Diyarbakır'da sabahtan akşama kadar gezseniz sıkılmazsınız. Çünkü her keseye her fıtrata uygun dolu dolu yer var kentte. "Çin Seddi'nden sonra eeeen uzunu bizim surlardır" diye böbürlendi o çocuk. Diyarbakır'ı çepeçevre kuşattığı yılları ben de bilirim oysa. Yaşım 12 filandı sur dışında eve, iş yerine tek tük rastlanırdı. Şimdi öyle büyüdü ki, sur içleri kadim bir fotoğraf gibi kaldı. Gençler ülkenin de Diyarbakır'ın da geleceği. Ayaküstü fotoğraflar çektirip sohbet ediyoruz...
- Sigara mı gördüm yoksa bir kaçınızın elinde? - Abi hocadan dayak yedik moralimiz bozuk...
- Ayıp etmiş. Siz de kim bilir ne herze yediniz keratalar... - Neyse abi. Niye buradasın bir olay mı yine?

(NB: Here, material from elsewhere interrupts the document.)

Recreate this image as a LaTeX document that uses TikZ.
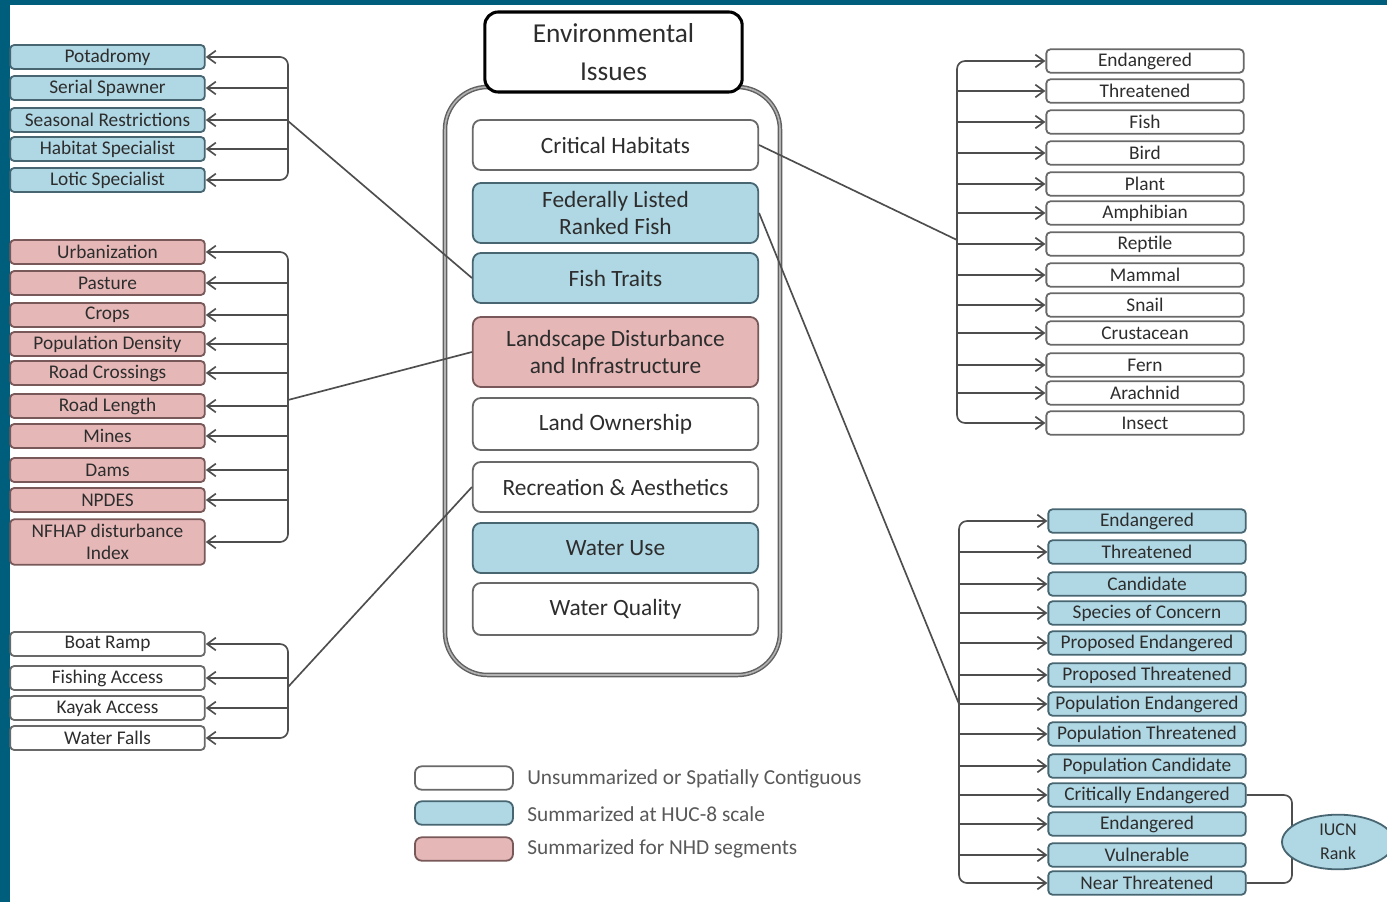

- Yok valla. Bu defa turist gibi geziyorum. Dizi yazı hazırlıyorum... - Bizi yaz abi. Tiyatro az, sinema az, konserler gelmiyor, eğlenecek yer az, olan da pahalı, spor yapacak alan yok.
- Öbür işlere karışıyor musunuz? - Hangi işlere...
- Lastik yakma, molotof atma, kavga dövüş, taş harbi, slogan filan... - Yok abi. Ama bazı arkadaşlarımız var öyle. Enerji çok harcayacak yer yok...
- Söyleyin bakayım sizin evinizde politika konuşuluyor mu? Belediye seçimlerinde kime verilecek oy? Çeşitli isimler zikrediyorlar ama DTP ağırlıklı bir eğilim seziyorum. Açık sözlü olan bir tanesi diyor ki... - Abi işim doğrusu bizimkiler olsun çevremiz olsun belediyeden memnun değil. Ama öyle bir durum var ki yine de DTP'ye vermezlerse kalleşlik etmiş gibi olacaklar...
- Ne alaka evladım demokrasi var... - Var da buralarda da değişik gelenekler var.